- _Objective_
Set down each line of the material that follows, exactly, with no pictures.

- _Recorded information_
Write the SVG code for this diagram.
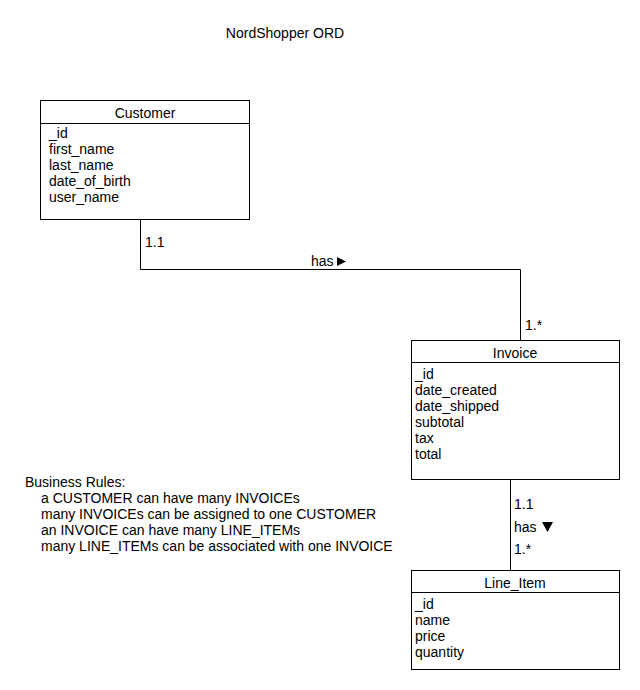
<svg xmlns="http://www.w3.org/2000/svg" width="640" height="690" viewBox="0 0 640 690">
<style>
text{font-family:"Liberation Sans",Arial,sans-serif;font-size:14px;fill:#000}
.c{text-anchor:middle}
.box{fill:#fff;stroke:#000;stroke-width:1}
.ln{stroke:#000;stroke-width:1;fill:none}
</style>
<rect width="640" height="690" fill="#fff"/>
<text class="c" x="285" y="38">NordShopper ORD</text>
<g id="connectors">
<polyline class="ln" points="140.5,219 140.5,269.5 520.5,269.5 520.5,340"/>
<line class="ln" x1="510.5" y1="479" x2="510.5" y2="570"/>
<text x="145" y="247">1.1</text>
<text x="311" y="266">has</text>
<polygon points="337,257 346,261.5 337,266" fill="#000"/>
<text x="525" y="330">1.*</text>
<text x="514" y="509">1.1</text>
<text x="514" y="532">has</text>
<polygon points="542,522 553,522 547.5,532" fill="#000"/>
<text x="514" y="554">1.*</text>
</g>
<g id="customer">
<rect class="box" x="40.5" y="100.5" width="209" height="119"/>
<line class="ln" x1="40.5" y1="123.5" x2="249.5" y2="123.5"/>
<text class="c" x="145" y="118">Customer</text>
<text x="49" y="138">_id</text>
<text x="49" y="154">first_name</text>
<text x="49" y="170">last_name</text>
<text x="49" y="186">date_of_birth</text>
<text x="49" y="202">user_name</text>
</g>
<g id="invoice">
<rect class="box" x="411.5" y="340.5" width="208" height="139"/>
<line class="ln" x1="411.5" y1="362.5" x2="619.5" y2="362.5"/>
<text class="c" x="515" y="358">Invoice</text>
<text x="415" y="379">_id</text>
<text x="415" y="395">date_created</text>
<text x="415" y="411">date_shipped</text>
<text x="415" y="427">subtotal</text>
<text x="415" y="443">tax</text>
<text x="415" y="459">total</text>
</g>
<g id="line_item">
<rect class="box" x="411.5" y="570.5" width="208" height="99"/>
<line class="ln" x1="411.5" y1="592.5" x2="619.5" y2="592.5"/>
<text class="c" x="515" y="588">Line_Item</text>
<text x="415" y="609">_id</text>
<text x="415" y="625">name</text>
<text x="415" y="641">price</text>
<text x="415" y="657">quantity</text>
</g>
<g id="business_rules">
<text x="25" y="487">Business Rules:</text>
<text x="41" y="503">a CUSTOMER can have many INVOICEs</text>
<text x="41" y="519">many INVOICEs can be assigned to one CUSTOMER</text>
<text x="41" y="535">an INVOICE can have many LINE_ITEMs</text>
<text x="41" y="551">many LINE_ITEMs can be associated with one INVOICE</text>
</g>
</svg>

- _The answer_
Write the SVG code for this diagram.
<svg xmlns="http://www.w3.org/2000/svg" width="640" height="690" viewBox="0 0 640 690">
<style>
text{font-family:"Liberation Sans",Arial,sans-serif;font-size:14px;fill:#000}
.c{text-anchor:middle}
.box{fill:#fff;stroke:#000;stroke-width:1}
.ln{stroke:#000;stroke-width:1;fill:none}
</style>
<rect width="640" height="690" fill="#fff"/>
<text class="c" x="285" y="38">NordShopper ORD</text>
<g id="connectors">
<polyline class="ln" points="140.5,219 140.5,269.5 520.5,269.5 520.5,340"/>
<line class="ln" x1="510.5" y1="479" x2="510.5" y2="570"/>
<text x="145" y="247">1.1</text>
<text x="311" y="266">has</text>
<polygon points="337,257 346,261.5 337,266" fill="#000"/>
<text x="525" y="330">1.*</text>
<text x="514" y="509">1.1</text>
<text x="514" y="532">has</text>
<polygon points="542,522 553,522 547.5,532" fill="#000"/>
<text x="514" y="554">1.*</text>
</g>
<g id="customer">
<rect class="box" x="40.5" y="100.5" width="209" height="119"/>
<line class="ln" x1="40.5" y1="123.5" x2="249.5" y2="123.5"/>
<text class="c" x="145" y="118">Customer</text>
<text x="49" y="138">_id</text>
<text x="49" y="154">first_name</text>
<text x="49" y="170">last_name</text>
<text x="49" y="186">date_of_birth</text>
<text x="49" y="202">user_name</text>
</g>
<g id="invoice">
<rect class="box" x="411.5" y="340.5" width="208" height="139"/>
<line class="ln" x1="411.5" y1="362.5" x2="619.5" y2="362.5"/>
<text class="c" x="515" y="358">Invoice</text>
<text x="415" y="379">_id</text>
<text x="415" y="395">date_created</text>
<text x="415" y="411">date_shipped</text>
<text x="415" y="427">subtotal</text>
<text x="415" y="443">tax</text>
<text x="415" y="459">total</text>
</g>
<g id="line_item">
<rect class="box" x="411.5" y="570.5" width="208" height="99"/>
<line class="ln" x1="411.5" y1="592.5" x2="619.5" y2="592.5"/>
<text class="c" x="515" y="588">Line_Item</text>
<text x="415" y="609">_id</text>
<text x="415" y="625">name</text>
<text x="415" y="641">price</text>
<text x="415" y="657">quantity</text>
</g>
<g id="business_rules">
<text x="25" y="487">Business Rules:</text>
<text x="41" y="503">a CUSTOMER can have many INVOICEs</text>
<text x="41" y="519">many INVOICEs can be assigned to one CUSTOMER</text>
<text x="41" y="535">an INVOICE can have many LINE_ITEMs</text>
<text x="41" y="551">many LINE_ITEMs can be associated with one INVOICE</text>
</g>
</svg>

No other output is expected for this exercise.